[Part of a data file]
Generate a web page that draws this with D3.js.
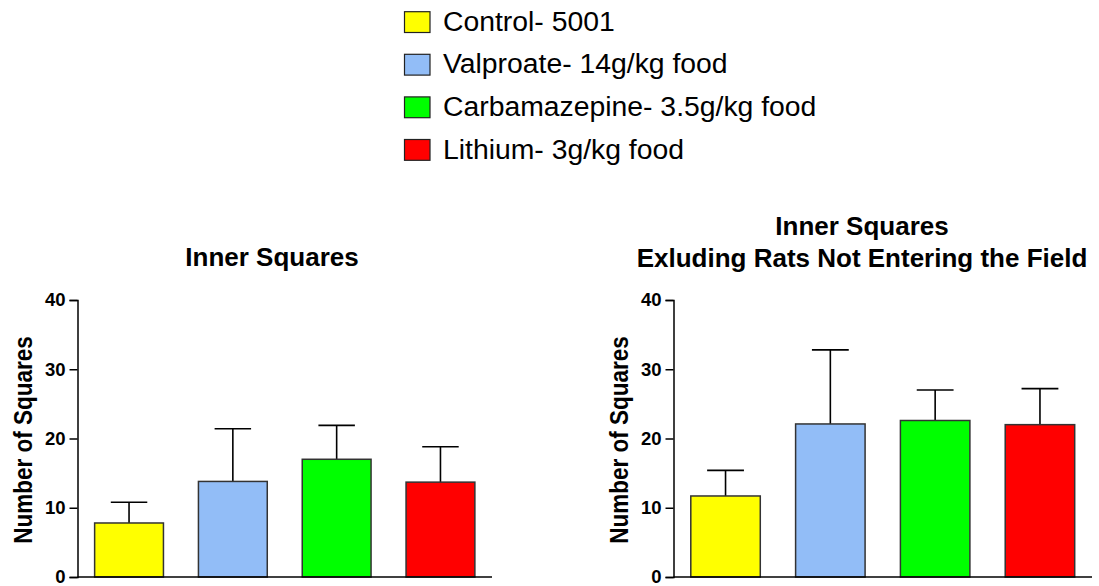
<!DOCTYPE html>
<html>
<head>
<meta charset="utf-8">
<script src="https://cdn.jsdelivr.net/npm/d3@7/dist/d3.min.js"></script>
<style>
  html, body { margin: 0; padding: 0; background: #fff; }
  svg { display: block; font-family: "Liberation Sans", Arial, sans-serif; }
</style>
</head>
<body>
<svg id="chart" width="1099" height="586"></svg>
<script>
// Treatment groups and their colours
const groups = ["Control- 5001", "Valproate- 14g/kg food", "Carbamazepine- 3.5g/kg food", "Lithium- 3g/kg food"];
const colors = ["#ffff00", "#92bdf7", "#00ff00", "#ff0000"];

// Panel A: all rats
const meansAll = [7.8, 13.8, 17.0, 13.7];
const errAll   = [10.8, 21.4, 21.9, 18.8];   // top of error bar (mean + SEM)

// Panel B: excluding rats that never entered the field
const meansEntered = [11.7, 22.1, 22.6, 22.0];
const errEntered   = [15.4, 32.8, 27.0, 27.2];

const yTicks = [0, 10, 20, 30, 40];
const yLabel = "Number of Squares";

const svg = d3.select("#chart");

// Legend
const legend = svg.append("g").attr("transform", "translate(404.5,0)");
groups.forEach((g, i) => {
  const row = legend.append("g").attr("transform", `translate(0,${11.7 + i * 42.6})`);
  row.append("rect").attr("width", 25.5).attr("height", 20.8)
    .attr("fill", colors[i]).attr("stroke", "#222").attr("stroke-width", 1.2);
  row.append("text")
    .attr("transform", "translate(38.5,19) scale(1.05,1)")
    .attr("font-size", 27).attr("fill", "#000").text(g);
});

function panel(opts) {
  const { left, right, top, bottom, means, errs, title, titleX, titleY } = opts;
  const g = svg.append("g");

  const x = d3.scaleBand().domain(groups).range([left, right]).paddingInner(0.337).paddingOuter(0.165);
  const y = d3.scaleLinear().domain([0, 40]).range([bottom, top]);

  // Title lines
  title.forEach((t, i) => {
    g.append("text").attr("x", titleX).attr("y", titleY + i * 31.5)
      .attr("text-anchor", "middle").attr("font-size", 26).attr("font-weight", "bold")
      .text(t);
  });

  // Error bars (upper only), drawn behind the bars
  const capHalf = x.bandwidth() * 0.265;
  groups.forEach((grp, i) => {
    const cx = x(grp) + x.bandwidth() / 2;
    g.append("line").attr("x1", cx).attr("x2", cx)
      .attr("y1", y(means[i])).attr("y2", y(errs[i]))
      .attr("stroke", "#000").attr("stroke-width", 1.6);
    g.append("line").attr("x1", cx - capHalf).attr("x2", cx + capHalf)
      .attr("y1", y(errs[i])).attr("y2", y(errs[i]))
      .attr("stroke", "#000").attr("stroke-width", 1.6);
  });

  // Bars
  g.selectAll("rect.bar").data(groups).join("rect")
    .attr("class", "bar")
    .attr("x", d => x(d))
    .attr("width", x.bandwidth())
    .attr("y", (d, i) => y(means[i]))
    .attr("height", (d, i) => y(0) - y(means[i]))
    .attr("fill", (d, i) => colors[i])
    .attr("stroke", "#333").attr("stroke-width", 1.5);

  // Y axis
  const yAxis = d3.axisLeft(y).tickValues(yTicks).tickSize(8).tickPadding(4);
  const ya = g.append("g").attr("transform", `translate(${left},0)`).call(yAxis);
  ya.select(".domain").attr("stroke", "#000").attr("stroke-width", 1.5);
  ya.selectAll(".tick line").attr("stroke", "#000").attr("stroke-width", 1.5);
  ya.selectAll(".tick text").attr("font-size", 18.5).attr("font-weight", "bold")
    .attr("font-family", "Liberation Sans, Arial, sans-serif").attr("fill", "#000");

  // X axis baseline
  g.append("line").attr("x1", left).attr("x2", right)
    .attr("y1", y(0)).attr("y2", y(0))
    .attr("stroke", "#000").attr("stroke-width", 1.5);

  // Y axis label
  g.append("text")
    .attr("transform", `translate(${left - 45.5},${(top + bottom) / 2 + 1.5}) scale(1.13,1) rotate(-90)`)
    .attr("text-anchor", "middle").attr("font-size", 22.5).attr("font-weight", "bold")
    .text(yLabel);
}

panel({
  left: 77.5, right: 492, top: 300, bottom: 577,
  means: meansAll, errs: errAll,
  title: ["Inner Squares"], titleX: 272, titleY: 265.5
});

panel({
  left: 673.5, right: 1092, top: 300, bottom: 577,
  means: meansEntered, errs: errEntered,
  title: ["Inner Squares", "Exluding Rats Not Entering the Field"], titleX: 862, titleY: 235
});
</script>
</body>
</html>
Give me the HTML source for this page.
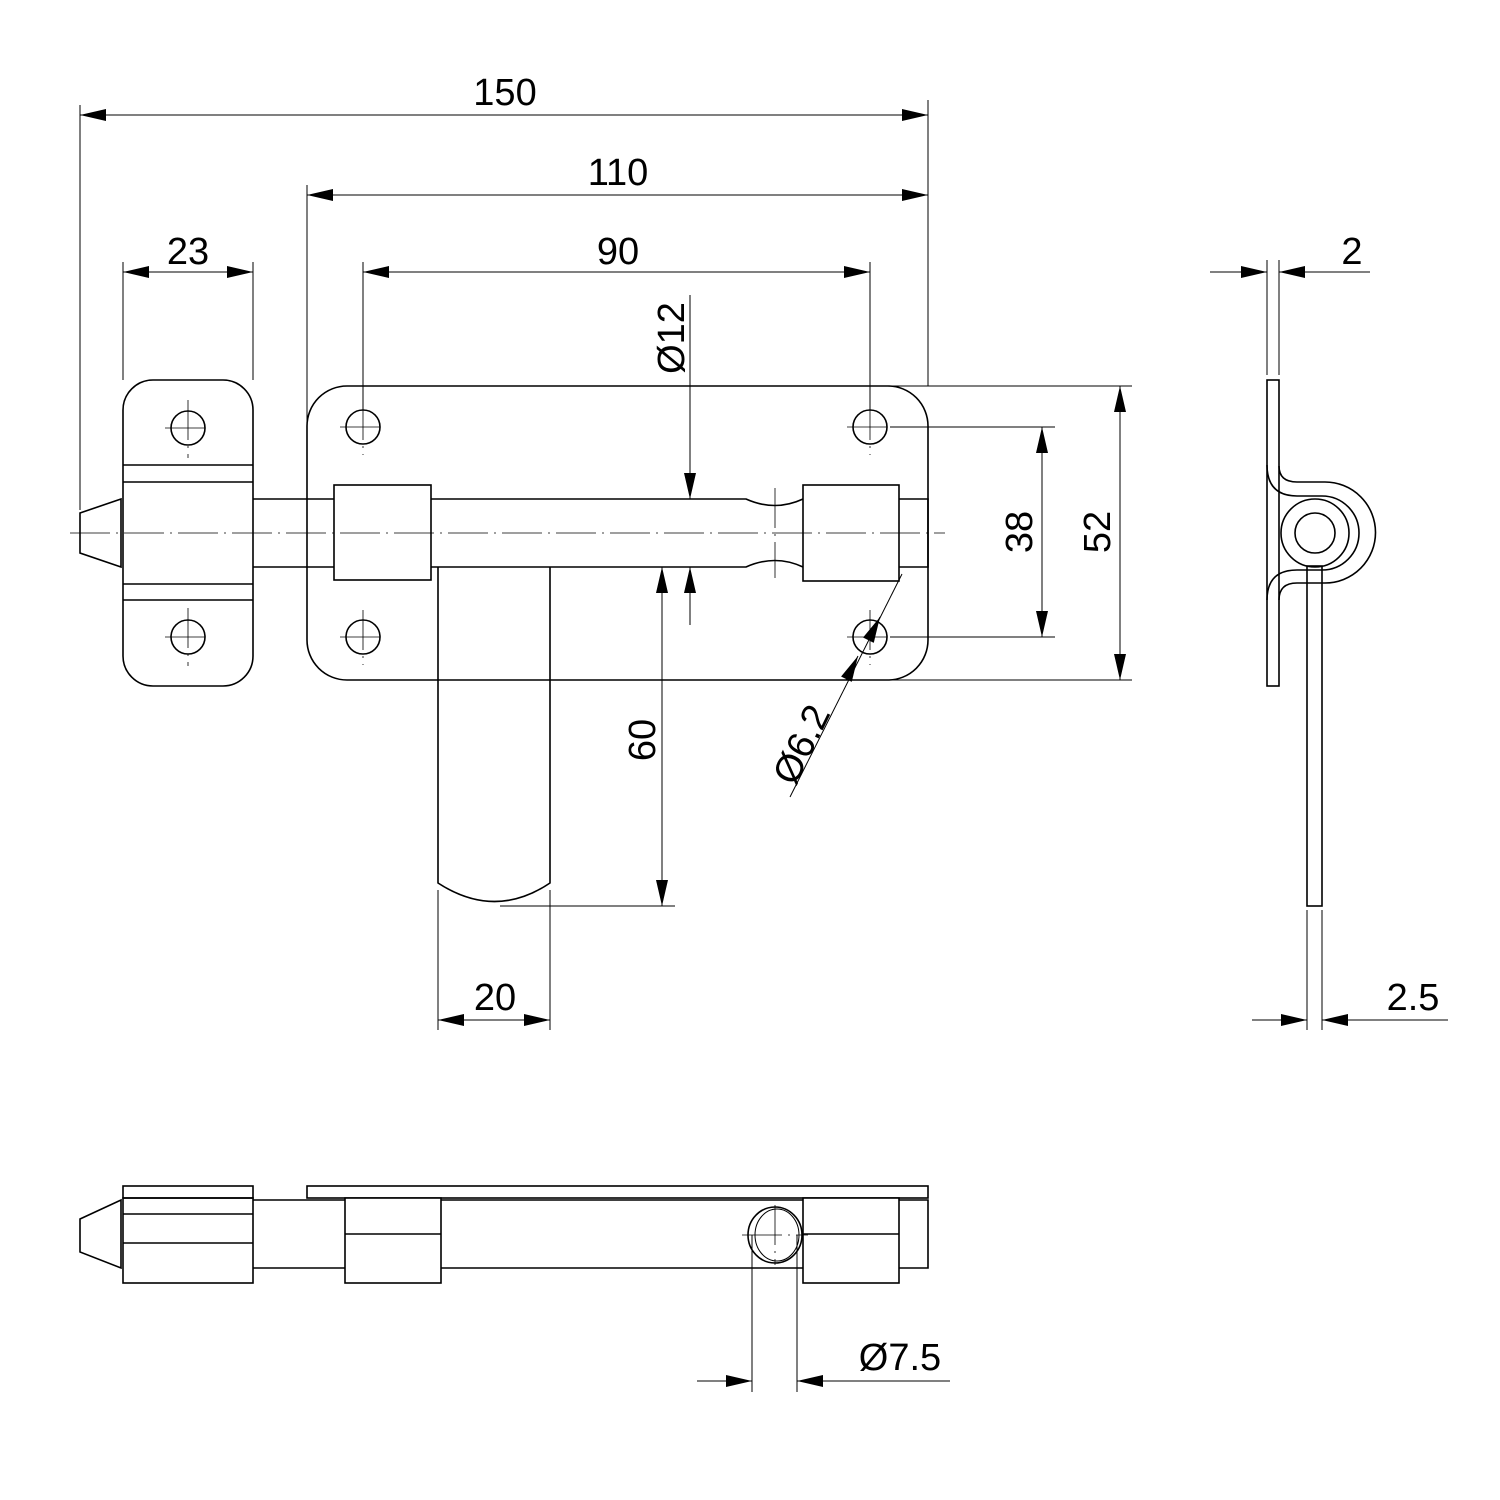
<!DOCTYPE html>
<html><head><meta charset="utf-8"><style>html,body{margin:0;padding:0;background:#fff}svg{display:block}text{font-family:"Liberation Sans",sans-serif;font-size:38px;fill:#000}</style></head><body>
<svg width="1500" height="1500" viewBox="0 0 1500 1500" xmlns="http://www.w3.org/2000/svg">
<defs>
<marker id="a" markerUnits="userSpaceOnUse" markerWidth="26" markerHeight="12" refX="26" refY="6" orient="auto-start-reverse"><path d="M0 0 L26 6 L0 12 z" fill="#000"/></marker>
</defs>
<g fill="none" stroke="#000" stroke-width="1.6">
<rect x="123" y="380" width="130" height="306" rx="30"/>
<line x1="123" y1="465" x2="253" y2="465"/><line x1="123" y1="482" x2="253" y2="482"/>
<line x1="123" y1="584" x2="253" y2="584"/><line x1="123" y1="600" x2="253" y2="600"/>
<circle cx="188" cy="428" r="17"/><circle cx="188" cy="637" r="17"/>
<rect x="307" y="386" width="621" height="294" rx="40"/>
<circle cx="363" cy="427" r="17"/><circle cx="870" cy="427" r="17"/><circle cx="363" cy="637" r="17"/><circle cx="870" cy="637" r="17"/>
<path d="M80 513 L121 499 L121 567 L80 553 Z"/>
<path d="M253 499 H746 Q775 512 803 499 M253 567 H746 Q775 554 803 567 M899 499 H928 V567 H899"/>
<rect x="334" y="485" width="97" height="95" fill="#fff"/>
<rect x="803" y="485" width="96" height="96"/>
<path d="M438 567 V883 Q495 920 550 883 V567"/>
<rect x="1267" y="380" width="12" height="306"/>
<rect x="1307" y="566" width="15" height="340"/>
<path d="M1279 466 Q1279 482 1297 482 H1325 A50 50 0 0 1 1325 583 H1297 Q1279 583 1279 600"/>
<path d="M1267 465 Q1267 496 1297 496 H1322 A37 37 0 0 1 1322 570 H1297 Q1267 570 1267 600"/>
<circle cx="1315" cy="533" r="34"/><circle cx="1315" cy="533" r="20"/>
<rect x="123" y="1186" width="130" height="12"/>
<rect x="307" y="1186" width="621" height="12"/>
<rect x="123" y="1198" width="130" height="85"/>
<line x1="123" y1="1214" x2="253" y2="1214"/><line x1="123" y1="1243" x2="253" y2="1243"/>
<path d="M80 1219 L121 1200 L121 1268 L80 1252 Z"/>
<path d="M253 1200 H928 V1268 H253"/>
<rect x="345" y="1198" width="96" height="85" fill="#fff"/><line x1="345" y1="1234" x2="441" y2="1234"/>
<rect x="803" y="1198" width="96" height="85" fill="#fff"/><line x1="803" y1="1234" x2="899" y2="1234"/>
<ellipse cx="775" cy="1235" rx="27" ry="28"/>
<ellipse cx="777" cy="1235" rx="22" ry="26" stroke-width="1"/>
</g>
<g fill="none" stroke="#000" stroke-width="1">
<line x1="80" y1="105" x2="80" y2="510"/><line x1="928" y1="100" x2="928" y2="386"/>
<line x1="307" y1="185" x2="307" y2="500"/><line x1="123" y1="262" x2="123" y2="380"/><line x1="253" y1="262" x2="253" y2="380"/>
<line x1="363" y1="262" x2="363" y2="410"/><line x1="870" y1="262" x2="870" y2="410"/>
<line x1="80" y1="115" x2="928" y2="115" marker-start="url(#a)" marker-end="url(#a)"/>
<line x1="307" y1="195" x2="928" y2="195" marker-start="url(#a)" marker-end="url(#a)"/>
<line x1="363" y1="272" x2="870" y2="272" marker-start="url(#a)" marker-end="url(#a)"/>
<line x1="123" y1="272" x2="253" y2="272" marker-start="url(#a)" marker-end="url(#a)"/>
<line x1="690" y1="295" x2="690" y2="499" marker-end="url(#a)"/>
<line x1="690" y1="625" x2="690" y2="567" marker-end="url(#a)"/>
<line x1="662" y1="567" x2="662" y2="906" marker-start="url(#a)" marker-end="url(#a)"/>
<line x1="500" y1="906" x2="675" y2="906"/>
<line x1="438" y1="890" x2="438" y2="1030"/><line x1="550" y1="890" x2="550" y2="1030"/>
<line x1="438" y1="1020" x2="550" y2="1020" marker-start="url(#a)" marker-end="url(#a)"/>
<line x1="890" y1="427" x2="1055" y2="427"/><line x1="890" y1="637" x2="1055" y2="637"/>
<line x1="890" y1="386" x2="1132" y2="386"/><line x1="890" y1="680" x2="1132" y2="680"/>
<line x1="1042" y1="427" x2="1042" y2="637" marker-start="url(#a)" marker-end="url(#a)"/>
<line x1="1120" y1="386" x2="1120" y2="680" marker-start="url(#a)" marker-end="url(#a)"/>
<line x1="902" y1="574" x2="790" y2="797"/>
<line x1="880" y1="617" x2="870" y2="637" marker-start="url(#a)"/>
<path d="M846 680 L858 656" marker-end="url(#a)"/>
<line x1="1267" y1="260" x2="1267" y2="375"/><line x1="1279" y1="260" x2="1279" y2="375"/>
<line x1="1210" y1="272" x2="1267" y2="272" marker-end="url(#a)"/>
<line x1="1370" y1="272" x2="1279" y2="272" marker-end="url(#a)"/>
<line x1="1307" y1="910" x2="1307" y2="1030"/><line x1="1322" y1="910" x2="1322" y2="1030"/>
<line x1="1252" y1="1020" x2="1307" y2="1020" marker-end="url(#a)"/>
<line x1="1448" y1="1020" x2="1322" y2="1020" marker-end="url(#a)"/>
<line x1="752" y1="1235" x2="752" y2="1392"/><line x1="797" y1="1235" x2="797" y2="1392"/>
<line x1="697" y1="1381" x2="752" y2="1381" marker-end="url(#a)"/>
<line x1="950" y1="1381" x2="797" y2="1381" marker-end="url(#a)"/>
</g>
<g fill="none" stroke="#000" stroke-width="0.8" stroke-dasharray="40 6 2 6">
<line x1="70" y1="533" x2="945" y2="533"/>
<line x1="165" y1="428" x2="211" y2="428"/><line x1="188" y1="400" x2="188" y2="458"/>
<line x1="165" y1="637" x2="211" y2="637"/><line x1="188" y1="608" x2="188" y2="666"/>
<line x1="340" y1="427" x2="386" y2="427"/><line x1="363" y1="400" x2="363" y2="455"/>
<line x1="340" y1="637" x2="386" y2="637"/><line x1="363" y1="610" x2="363" y2="665"/>
<line x1="847" y1="427" x2="893" y2="427"/><line x1="870" y1="400" x2="870" y2="455"/>
<line x1="847" y1="637" x2="893" y2="637"/><line x1="870" y1="610" x2="870" y2="665"/>
<line x1="775" y1="488" x2="775" y2="578"/>
<line x1="742" y1="1235" x2="808" y2="1235"/><line x1="775" y1="1205" x2="775" y2="1265"/>
</g>
<text x="505" y="105" text-anchor="middle">150</text>
<text x="618" y="185" text-anchor="middle">110</text>
<text x="618" y="264" text-anchor="middle">90</text>
<text x="188" y="264" text-anchor="middle">23</text>
<text x="495" y="1010" text-anchor="middle">20</text>
<text x="1352" y="264" text-anchor="middle">2</text>
<text x="1413" y="1010" text-anchor="middle">2.5</text>
<text x="900" y="1370" text-anchor="middle">Ø7.5</text>
<text transform="translate(684,338) rotate(-90)" text-anchor="middle">Ø12</text>
<text transform="translate(655,740) rotate(-90)" text-anchor="middle">60</text>
<text transform="translate(1032,532) rotate(-90)" text-anchor="middle">38</text>
<text transform="translate(1110,532) rotate(-90)" text-anchor="middle">52</text>
<text transform="translate(813,750) rotate(-64)" text-anchor="middle">Ø6.2</text>
</svg>
</body></html>
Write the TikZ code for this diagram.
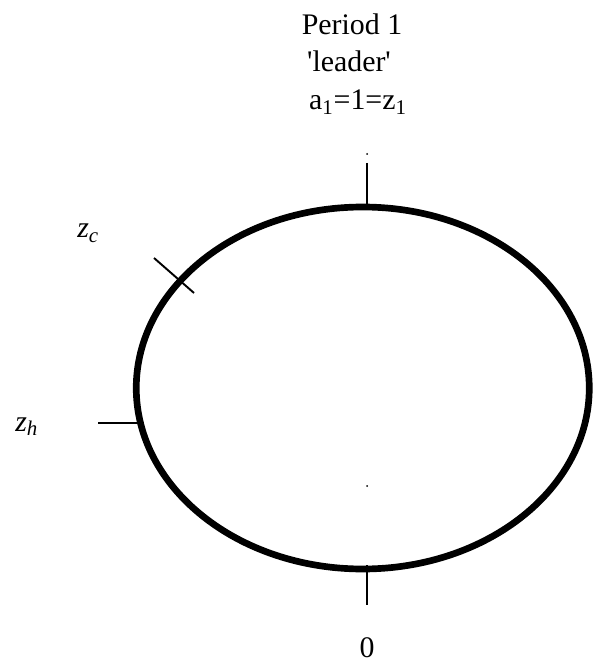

## [Exercise goal]
From the listing above, collect every line that mentions the word "page".

## [Solution to this exercise]
Generate a web page that draws this with D3.js.
Give me the HTML source for this page.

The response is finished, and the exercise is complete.